Bei längerer Betrachtung wirken Kleins Kunstwerke wie Gedanken
verlorene Antidots in einer rational bestimmten Welt, die sich
mehrheitlich dem Multitasking und dem Geschwindigkeitsrausch
verschrieben hat. Wollen wir tatsächlich immer höher, weiter, schneller
… in einer Welt der Superlative leben oder ist es nicht gerade die
philosophische Tiefe, die ein gutes Leben ausmacht.
Erst wenn unser Atem nicht stockt, sondern zu fließen beginnt, ist die
physische Voraussetzung gegeben, unseren persönlichen „Flow“ zu
erfahren und dadurch Körper und Geist in Einklang zu bekommen.
Die besondere Intensität, die wir bei Betrachtung dieser Kunst erfahren,
ist – ergänzend zu aller formalen Freiheit in den Bildern – jenem Hauch
von Sinnlichkeit zu verdanken, der dieser Malerei innewohnt. Wollte man
diese besondere Mischung aus Fluss, Freiheit, Bewegung und Sinnlichkeit
in einem Wort zusammenfassen, so bliebe nur das eine übrig: Schönheit.
.......
Am Anfang aller Kunst steht immer ein Idee, ein Gedanke. Oft vergessen
wir, wenn wir in wenigen Minuten eine Ausstellung durchstreifen,
welche großen geistigen Prozesse sich hinter dem verbergen, was
wir als „Ergebnisse“ an der Wand hängen oder im Raum stehen
sehen. Ob Kunst schön oder hässlich, gesellschaftspolitisch relevant,
autobiographisch geprägt, provokativ oder aufklärerisch auftritt, ist sehr
stark kontextabhängig. Ein Kunstwerk in der Galerie wirkt vollkommen
anders als dasselbe Kunstwerk in unseren eigenen vier Wänden oder am
Arbeitsplatz. Nur, wer den Versuch unternimmt, mit Kunst zu leben, weiß
um die Kraft der Kunst als Quelle des Lebens.

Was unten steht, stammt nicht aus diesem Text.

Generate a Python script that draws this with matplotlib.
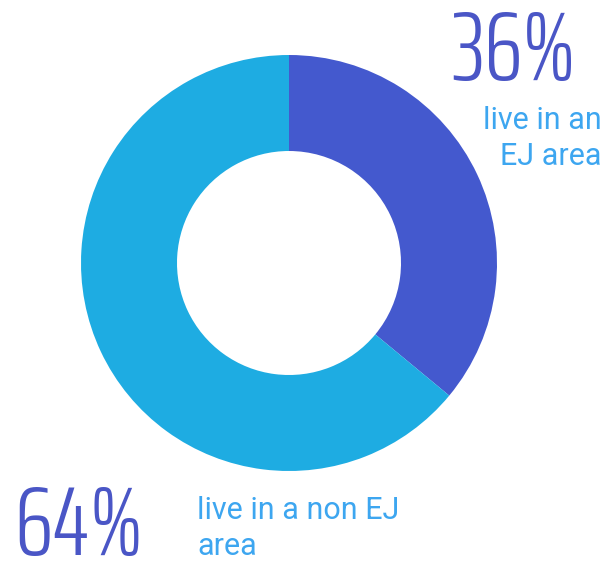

Die verschiedenen Ausstellungsorte der Experimentelle und
das Aufeinandertreffen von stilistisch sehr unterschiedlichen
Kunstwerken schafft eine einmalige Gemengelage, in der die Kunst
immer im Mittelpunkt des Geschehens steht. Uns wird im Rahmen
der Experimentellen die Chance geboten, regionale, nationale und
internationale Dialoge zu führen und dabei grenzüberschreitend zu
denken und zu handeln.
Ein entscheidendes Kriterium für die Qualität guter Kunst ist es,
wenn das Kunstwerk eine subjektive Aussage formuliert. Denn wo
Beliebigkeit herrscht, ist kein Platz für echte Kunst. In der vorstehenden
exemplarischen Besprechung von nur sechs künstlerischen Positionen
sollte insbesondere dargelegt werden, wie essentiell die Kunst für unser
Leben ist. Ob inhaltlich der Ernst oder der Spaß überwiegen, entscheidet
nicht das Kunstwerk allein, sondern entscheidend hierfür sind wir, als
individuelle Betrachter, im partizipativen Dialog mit der Kunst!